Nast and his publishers at Harper’s Weekly believed everyone had a right to a cultural celebration. Hoffman eventually bowed to the logic, a defeat for Tweed and and his Irish Democrats. Siding against Tweed’s interest was one of the first cracks to appear in Tweed’s political omnipresence in the city. The resulting threat of riot, mayhem and possible death did not deter Protestant Americans from their mission to exercise their right to assemble in public. They did not capitulate under Catholic pressure. The results were predictable, and as promised, violence ensued. Inside the issue, Nast provides an expansive interpretation of the Orangemen’s riots with the double-page cartoon, “Something That Will Not Blow Over.”

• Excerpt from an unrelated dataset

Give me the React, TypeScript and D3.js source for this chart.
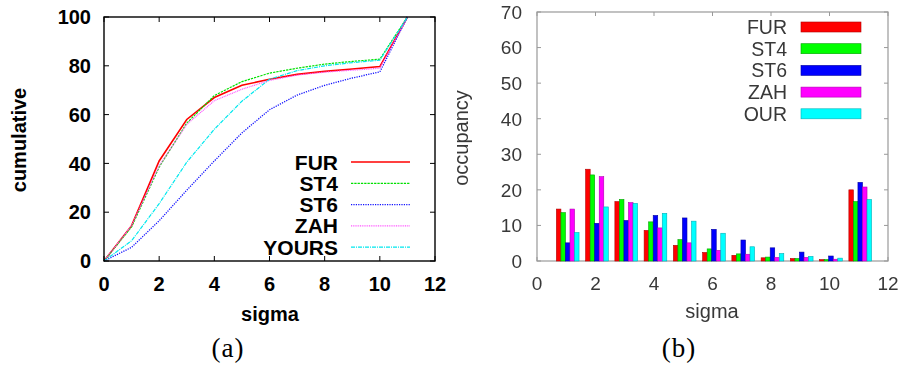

But on the cover, a strong Columbia, dressed in pure white, is in the thick of it —present on the scene of the riots. She directly intercepts a large, burly, hirsute, bestial Irish rioter. Caught off balance by her single-handed, effortless a grip to his throat, he lets go of one long club, but continues to hold a dagger in the other, though it is pointed down and not aimed in her direction. He grimaces under her tight clutch, exposing missing teeth. Columbia’s thumb on his jugular looks very much like a horses hoof. Of equal height, the two adversaries share the same space, but Columbia’s bare feet grounds her, confident on her native soil. The Irishman’s clothes are patched and tattered. A loose suspender dangles, giving the Irishman a tail that reaffirms his bestiality. (The Chinese queue was often suggestive of a tail).
The Irishman’s large boots have are tipped in an elfin style. One might suggest Nast intentionally positioned his legs and feet in a dance pose, and if so, this Irishman’s jig is up. Nast’s Columbia has caught and neutralized the villain. She does not exert a great deal of physical energy. Instead, Columbia’s steely stare conveys a calm strength. In her right hand she holds the whip of “Law” written on the lash. Her headgear is not typical. Normally, Nast drew Columbia with a tiara, but he would alter her headgear to fit particular situations. This castle-like structure is a first. Lines in the stone wall appear to form a “T” — a statement of her intent to rule over Tammany Hall and its corrupt leadership under William M. “Boss” Tweed.